Exactly as written, write out the lines below from the first to the one containing "import math", inclusive. Pictures do not belong in the copy.

^^^^^^^^

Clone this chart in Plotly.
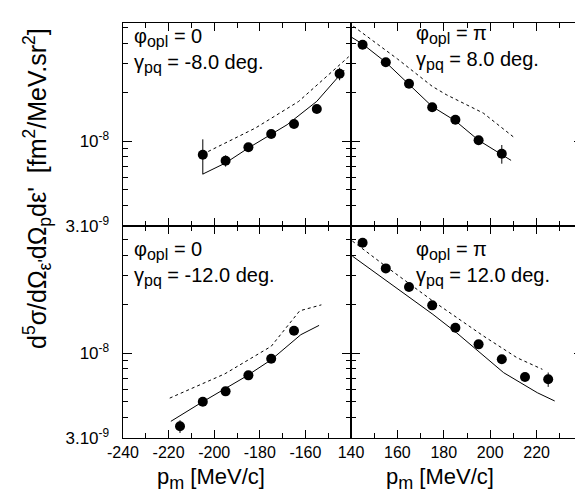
import plotly.graph_objects as go
import math

# ---------------- data ----------------
tl_x = [-205, -195, -185, -175, -165, -155, -145]
tl_y = [8.24e-9, 7.56e-9, 9.15e-9, 1.104e-8, 1.272e-8, 1.573e-8, 2.595e-8]
tl_err = [2.0e-9, 0.6e-9, 0.4e-9, 0.5e-9, 0.5e-9, 0.7e-9, 2.3e-9]
tl_solid_x = [-205, -195, -185, -175, -168, -155, -143]
tl_solid_y = [6.26e-9, 7.33e-9, 9.06e-9, 1.104e-8, 1.26e-8, 1.754e-8, 2.73e-8]
tl_dash_x = [-205, -182, -163, -141]
tl_dash_y = [8.3e-9, 1.2e-8, 1.75e-8, 3.3e-8]

tr_x = [145, 155, 165, 175, 185, 195, 205]
tr_y = [3.914e-8, 3.05e-8, 2.252e-8, 1.612e-8, 1.352e-8, 1.01e-8, 8.35e-9]
tr_err = [1.2e-9, 0.9e-9, 0.7e-9, 0.6e-9, 0.5e-9, 0.5e-9, 1.1e-9]
tr_solid_x = [140, 145, 155, 165, 175, 185, 195, 209]
tr_solid_y = [4.37e-8, 3.95e-8, 3.05e-8, 2.24e-8, 1.63e-8, 1.33e-8, 1.01e-8, 7.6e-9]
tr_dash_x = [141, 160, 175, 181, 197, 210]
tr_dash_y = [5.08e-8, 3.2e-8, 2.17e-8, 1.93e-8, 1.486e-8, 1.06e-8]

bl_x = [-215, -205, -195, -185, -175, -165]
bl_y = [3.54e-9, 5.01e-9, 5.81e-9, 7.29e-9, 9.22e-9, 1.371e-8]
bl_err = [3.2e-10, 2e-10, 2e-10, 2.5e-10, 3e-10, 5e-10]
bl_solid_x = [-219, -206, -186, -175, -162, -154]
bl_solid_y = [3.8e-9, 4.92e-9, 7.19e-9, 9.09e-9, 1.297e-8, 1.48e-8]
bl_dash_x = [-219.5, -195.4, -175, -162.5, -153]
bl_dash_y = [5.28e-9, 7.44e-9, 1.1e-8, 1.82e-8, 1.98e-8]

br_x = [145, 155, 165, 175, 185, 195, 205, 215, 225]
br_y = [4.77e-8, 3.32e-8, 2.548e-8, 1.966e-8, 1.431e-8, 1.131e-8, 9.15e-9, 7.12e-9, 6.89e-9]
br_err = [1.3e-9, 1.2e-9, 0.8e-9, 0.6e-9, 0.5e-9, 0.4e-9, 0.3e-9, 0.4e-9, 0.7e-9]
br_solid_x = [140.6, 156.5, 175.3, 185.5, 205.8, 220.3, 227.8]
br_solid_y = [3.95e-8, 2.71e-8, 1.73e-8, 1.333e-8, 7.57e-9, 5.7e-9, 5.07e-9]
br_dash_x = [140.6, 155.8, 175.3, 197.1, 211.6, 222.5]
br_dash_y = [4.89e-8, 3.35e-8, 2.09e-8, 1.273e-8, 9.35e-9, 7.94e-9]

left_ticks = [-240, -220, -200, -180, -160]
right_ticks = [140, 160, 180, 200, 220]
y_major = [3e-9, 1e-8]
y_major_text = ["3.10<sup>-9</sup>\u00a0\u00a0", "10<sup>-8</sup>\u00a0\u00a0"]
y_minor = [4e-9, 5e-9, 6e-9, 7e-9, 8e-9, 9e-9, 2e-8, 3e-8, 4e-8, 5e-8]

SUB = '<sub><span style="font-size:16px">{}</span></sub>'
labels = {
    "tl": "φ" + SUB.format("opl") + " = 0<br>γ" + SUB.format("pq") + " = -8.0 deg.",
    "tr": "φ" + SUB.format("opl") + " = π<br>γ" + SUB.format("pq") + " = 8.0 deg.",
    "bl": "φ" + SUB.format("opl") + " = 0<br>γ" + SUB.format("pq") + " = -12.0 deg.",
    "br": "φ" + SUB.format("opl") + " = π<br>γ" + SUB.format("pq") + " = 12.0 deg.",
}

# ---------------- figure ----------------
FONT = "Liberation Sans, Arial, Helvetica, sans-serif"
fig = go.Figure()

panels = [
    ("tl", "x3", "y3", tl_x, tl_y, tl_err, tl_solid_x, tl_solid_y, tl_dash_x, tl_dash_y),
    ("tr", "x4", "y4", tr_x, tr_y, tr_err, tr_solid_x, tr_solid_y, tr_dash_x, tr_dash_y),
    ("bl", "x", "y", bl_x, bl_y, bl_err, bl_solid_x, bl_solid_y, bl_dash_x, bl_dash_y),
    ("br", "x2", "y2", br_x, br_y, br_err, br_solid_x, br_solid_y, br_dash_x, br_dash_y),
]
for key, xa, ya, px, py, pe, sx, sy, dx, dy in panels:
    fig.add_trace(go.Scatter(x=dx, y=dy, xaxis=xa, yaxis=ya, mode="lines",
                             line=dict(color="black", width=1, dash="3px,3px"),
                             showlegend=False, hoverinfo="skip"))
    fig.add_trace(go.Scatter(x=sx, y=sy, xaxis=xa, yaxis=ya, mode="lines",
                             line=dict(color="black", width=1),
                             showlegend=False, hoverinfo="skip"))
    fig.add_trace(go.Scatter(x=px, y=py, xaxis=xa, yaxis=ya, mode="markers",
                             marker=dict(color="black", size=10, symbol="circle"),
                             error_y=dict(type="data", array=pe, color="black",
                                          thickness=1, width=0),
                             showlegend=False))

W, H = 583, 494
L, R, T, B = 115, 575, 15, 430
MIDX, MIDY = 343, 218
pw, ph = R - L, B - T
xsplit = (MIDX - L) / pw
ysplit = (B - MIDY) / ph

xtickfont = dict(family=FONT, size=16, color="black")
ytickfont = dict(family=FONT, size=17, color="black")

def xax(domain, rng, ticks, show, anchor):
    minor_vals = [v for v in range(int(rng[0]), int(rng[1]) + 1, 10) if v not in ticks]
    return dict(domain=domain, range=rng, anchor=anchor, tickmode="array",
                tickvals=ticks, ticktext=[str(t) for t in ticks] if show else None,
                showticklabels=show, ticks="inside", ticklen=8, tickwidth=1,
                tickcolor="black", showline=True, linecolor="black", linewidth=1,
                mirror="allticks", showgrid=False, zeroline=False,
                tickfont=xtickfont,
                minor=dict(tickmode="array", tickvals=minor_vals, ticks="inside",
                           ticklen=5, tickwidth=1, tickcolor="black", showgrid=False))

def yax(domain, top, show, anchor):
    return dict(domain=domain, type="log", range=[math.log10(3e-9), top], anchor=anchor,
                tickmode="array", tickvals=y_major, ticktext=y_major_text,
                showticklabels=show, ticks="inside", ticklen=9, tickwidth=1,
                tickcolor="black", showline=True, linecolor="black", linewidth=1,
                mirror="allticks", showgrid=False, zeroline=False,
                tickfont=ytickfont,
                minor=dict(tickmode="array", tickvals=y_minor, ticks="inside",
                           ticklen=5, tickwidth=1, tickcolor="black", showgrid=False))

fig.update_layout(
    width=W, height=H,
    margin=dict(l=L, r=W - R, t=T, b=H - B, pad=0),
    paper_bgcolor="white", plot_bgcolor="white",
    font=dict(family=FONT, color="black"),
    xaxis=xax([0, xsplit], [-240, -140], left_ticks, True, "y"),
    xaxis2=xax([xsplit, 1], [140, 240], right_ticks, True, "y2"),
    xaxis3=xax([0, xsplit], [-240, -140], left_ticks, False, "y3"),
    xaxis4=xax([xsplit, 1], [140, 240], right_ticks, False, "y4"),
    yaxis=yax([0, ysplit], -7.218, True, "x"),
    yaxis2=yax([0, ysplit], -7.218, False, "x2"),
    yaxis3=yax([ysplit, 1], -7.274, True, "x3"),
    yaxis4=yax([ysplit, 1], -7.274, False, "x4"),
)

def pxx(p):
    return (p - L) / pw

def pxy(p):
    return (B - p) / ph

annfont = dict(family=FONT, size=20, color="black")
ann_pos = {"tl": (124, 42), "tr": (406, 40), "bl": (124, 255), "br": (406, 255)}
for k, (ax_, ay_) in ann_pos.items():
    fig.add_annotation(text=labels[k], x=pxx(ax_), y=pxy(ay_), xref="paper", yref="paper",
                       xanchor="left", yanchor="middle", align="left", showarrow=False,
                       font=annfont)

XT = 'p<sub><span style="font-size:18px">m</span></sub> [MeV/c]'
fig.add_annotation(text=XT, x=pxx(147), y=pxy(470), xref="paper",
                   yref="paper", xanchor="left", yanchor="middle", showarrow=False,
                   font=dict(family=FONT, size=22, color="black"))
fig.add_annotation(text=XT, x=pxx(376), y=pxy(470), xref="paper",
                   yref="paper", xanchor="left", yanchor="middle", showarrow=False,
                   font=dict(family=FONT, size=22, color="black"))
fig.add_annotation(text="d<sup>5</sup>σ/dΩ<sub>ε'</sub>dΩ<sub>p</sub>dε'  [fm<sup>2</sup>/MeV.sr<sup>2</sup>]",
                   x=pxx(29), y=pxy(181), xref="paper", yref="paper",
                   xanchor="center", yanchor="middle", textangle=-90, showarrow=False,
                   font=dict(family=FONT, size=25, color="black"))

fig.write_html("out.html")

^^^^^^^^

* Exercise answer *
Clone this chart in Plotly.
import plotly.graph_objects as go
import math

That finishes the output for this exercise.